Derek Deane, the English National Ballet director, created two productions for him: Swan Lake and Romeo and Juliet, both of them performed at the Royal Albert Hall in London. On the 10th anniversary of the Opera Theatre in Cairo, he performed in Aida at the pyramids of Giza and afterwards at the Arena in Verona for a new version of the opera live worldwide.

In October 2000 he opened the season at Covent Garden Opera House in London performing Swan Lake, and in November he was invited by the Bolshoi Ballet to celebrate Maya Plisetskaya's 75th anniversary in the presence of President Vladimir Putin.

In June 2002, on the occasion of Queen Elizabeth's Golden Jubilee, he danced the Swan Lake Act III pas de deux with Royal Ballet principal dancer Zenaida Yanowsky in the ballroom at Buckingham Palace in the presence of the Queen. The event was broadcast live by BBC and transmitted to all the Commonwealth countries.

During the 2003–2004 season he was promoted to Étoile of La Scala Theatre. On 1 April 2004 he danced in front of Pope John Paul II in St. Peter's Square to celebrate young people's day. On 7 December, to celebrate the re-opening of La Scala Theatre after its restoration, he danced Europa riconosciuta with Alessandra Ferri and three weeks later in the New Year’s Eve Star Gala.

In December 2005 at Covent Garden Opera House in London he performed Frederick Ashton’s production of Sylvia, broadcast by the BBC on Christmas Day.

Bolle danced at the opening ceremony of the 2006 Winter Olympic Games in Turin where he performed a solo created for him by Enzo Cosimi. The ceremony was broadcast worldwide and seen by 2.5 billion people.

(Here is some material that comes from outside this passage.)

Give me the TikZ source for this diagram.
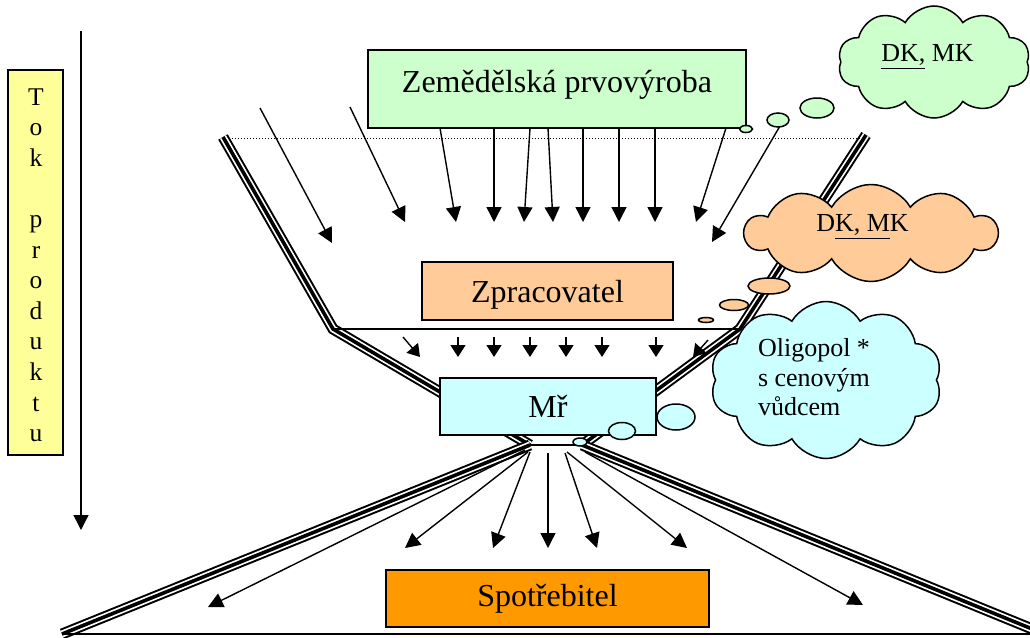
\documentclass[tikz,border=0pt]{standalone}
\usepackage{fontspec}
\setmainfont{Liberation Serif}
\usetikzlibrary{arrows.meta,shapes.symbols,shapes.geometric}

\definecolor{agri}{HTML}{CCFFCC}
\definecolor{proc}{HTML}{FFCC99}
\definecolor{retail}{HTML}{CCFFFF}
\definecolor{cons}{HTML}{FF9900}
\definecolor{flow}{HTML}{FFFF99}

\begin{document}
\begin{tikzpicture}[x=1pt,y=-1pt,
  stage/.style={draw, line width=1.5pt, inner sep=0, font=\fontsize{32}{38}\selectfont},
  flowarrow/.style={line width=1.4pt, -{Triangle[length=15pt,width=15pt]}},
  shortarrow/.style={line width=1.4pt, -{Triangle[length=12pt,width=15pt]}},
  wall/.style={draw=black, line width=11pt, postaction={draw=white, line width=7pt}, postaction={draw=black, line width=3.6pt}},
  puff/.style={draw, line width=1.5pt, cloud, cloud puffs=10, cloud puff arc=120, cloud ignores aspect, inner sep=0},
  bubble/.style={draw, line width=1.5pt, ellipse, inner sep=0},
  cloudtext/.style={font=\fontsize{26}{29.5}\selectfont, inner sep=0}
]
\useasboundingbox (0,0) rectangle (1030,637);

% ---------- funnel walls ----------
\coordinate (lt) at (223,137);
\coordinate (lb) at (333,329);
\coordinate (nl) at (530,445);
\coordinate (rt) at (866,135);
\coordinate (rb) at (740,329);
\coordinate (nr) at (582,445);
\coordinate (bl) at (62,634);
\coordinate (br) at (1042,633);
\coordinate (baseR) at (1030,634);
\coordinate (dotL) at (232,138);
\coordinate (dotR) at (862,138);

\draw[wall] (lt) -- (lb) -- (nl);
\draw[wall] (rt) -- (rb) -- (nr);
\draw[wall] (nl) -- (bl);
\draw[wall] (nr) -- (br);
\draw[line width=1.3pt] (lb) -- (rb);
\draw[line width=1.3pt] (nl) -- (nr);
\draw[line width=2pt] (bl) -- (baseR);
\draw[line width=1pt, dotted] (dotL) -- (dotR);

% ---------- product flow label ----------
\node[draw, line width=1.5pt, fill=flow, minimum width=55pt, minimum height=385pt, inner sep=0] (tok) at (35.5,262.5) {};
\node[align=center, inner sep=0, font=\fontsize{25.5}{30.6}\selectfont] (toktext) at (36,265.2)
  {T\\o\\k\\\mbox{}\\p\\r\\o\\d\\u\\k\\t\\u};
\coordinate (ft) at (81,31);
\coordinate (fb) at (81,530);
\draw[flowarrow] (ft) -- (fb);

% ---------- stages ----------
\node[stage, fill=agri, minimum width=378pt, minimum height=78pt, text height=27.8pt, text depth=21pt] (zem) at (557,89) {Zemědělská prvovýroba};
\node[stage, fill=proc, minimum width=251pt, minimum height=58pt, text depth=0pt] (zpr) at (547.5,291) {Zpracovatel};
\node[stage, fill=retail, minimum width=216pt, minimum height=57pt] (mr) at (548,406.5) {Mř};
\node[stage, fill=cons, minimum width=323pt, minimum height=57pt] (spo) at (547.5,598.5) {Spotřebitel};

% ---------- inflow from primary production ----------
\foreach \i/\sx/\sy/\tx/\ty in {1/440/128/456/222, 2/494/128/494/222, 3/530/128/524/222,
    4/548/128/553/222, 5/583/128/583/222, 6/619/128/619/222, 7/655/128/655/222,
    8/726/128/696/222, 9/780/126/712/242, 10/260/108/332/243, 11/350/107/405/222} {
  \coordinate (in\i s) at (\sx,\sy);
  \coordinate (in\i t) at (\tx,\ty);
  \draw[flowarrow] (in\i s) -- (in\i t);
}

% ---------- processor to retail ----------
\foreach \i/\sx/\sy/\tx/\ty in {1/403/337/420/357, 2/458/337/458/357, 3/494/337/494/357,
    4/530/337/530/357, 5/566/337/566/357, 6/602/337/602/357, 7/656/337/656/357,
    8/708/340/693/357} {
  \coordinate (pr\i s) at (\sx,\sy);
  \coordinate (pr\i t) at (\tx,\ty);
  \draw[shortarrow] (pr\i s) -- (pr\i t);
}

% ---------- retail to consumer ----------
\foreach \i/\sx/\sy/\tx/\ty in {1/525/450/208/607, 2/528/452/405/548, 3/530/452/493/548,
    4/548/453/548/548, 5/565/453/597/548, 6/567/452/687/548, 7/585/452/863/605} {
  \coordinate (co\i s) at (\sx,\sy);
  \coordinate (co\i t) at (\tx,\ty);
  \draw[flowarrow] (co\i s) -- (co\i t);
}

% ---------- thought clouds ----------
\node[puff, fill=agri, minimum width=192pt, minimum height=112pt] (gcl) at (934,62) {};
\node[cloudtext] (gtx) at (927.5,56.5) {\underline{\vphantom{g}DK,} MK};
\node[bubble, fill=agri, minimum width=34pt, minimum height=20pt] (gb1) at (817,108) {};
\node[bubble, fill=agri, minimum width=22pt, minimum height=14pt] (gb2) at (778,120) {};
\node[bubble, fill=agri, minimum width=13pt, minimum height=7pt] (gb3) at (746,129) {};

\node[puff, fill=proc, minimum width=252pt, minimum height=97pt] (ocl) at (871,233) {};
\node[cloudtext] (otx) at (862.5,226.5) {D\underline{K, M\rule[-6pt]{0pt}{1pt}}K};
\node[bubble, fill=proc, minimum width=42pt, minimum height=16pt] (ob1) at (769,286) {};
\node[bubble, fill=proc, minimum width=29pt, minimum height=11pt] (ob2) at (734,305) {};
\node[bubble, fill=proc, minimum width=15pt, minimum height=5pt] (ob3) at (706,320) {};

\node[puff, fill=retail, minimum width=232pt, minimum height=157pt] (ccl) at (826,380) {};
\node[cloudtext, align=left] (ctx) at (814,377.5) {Oligopol *\\s cenovým\\vůdcem};
\node[bubble, fill=retail, minimum width=38pt, minimum height=26pt] (cb1) at (676,417) {};
\node[bubble, fill=retail, minimum width=27pt, minimum height=17pt] (cb2) at (622,431) {};
\node[bubble, fill=retail, minimum width=14pt, minimum height=8pt] (cb3) at (580,442) {};
\end{tikzpicture}
\end{document}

In 2007 he performed for the first time with ABT as a guest artist, on the occasion of Alessandra Ferri’s farewell performance.

For the 2009 spring season at the Metropolitan Opera House in New York City, Bolle performed as a principal dancer with the American Ballet Theatre: the first time that a male Italian dancer joined the company as a principal. The "Dance Listings" in the New York Times on 26 June 2009 described Bolle as "utterly gorgeous (in both looks and dance)." Bolle’s spring 2010 American Ballet Theatre performances include The Lady of the Camellias, Swan Lake, La Bayadère, and Romeo and Juliet.

In June 2019, Roberto Bolle left the American Ballet Theatre. He took the stage for the final time with the company as Des Grieux, partnering Hee Seo as the titular role in Manon.

He performed at the 2026 Winter Olympics closing ceremony in Verona, Italy.

== Other work ==
Bolle has appeared in numerous fashion and style magazines and has been featured in advertising campaigns; Ferragamo featured him in a 2008 promotion and he also was featured in Vogue US 2009 alongside supermodel Coco Rocha in an editorial spread. Bolle also has an agreement with Giorgio Armani, who supplies him with clothes.

Since 1999 he has been a Goodwill Ambassador for UNICEF. In 2006 he visited Sudan, spending time at schools and hospitals. As of June 2007, he had raised over $655,000 for education and health projects in Sudan.

== Personal life ==
As of 2025 he is in a relationship with Daniel Lee, fashion designer and creative director of Burberry. The couple live in London.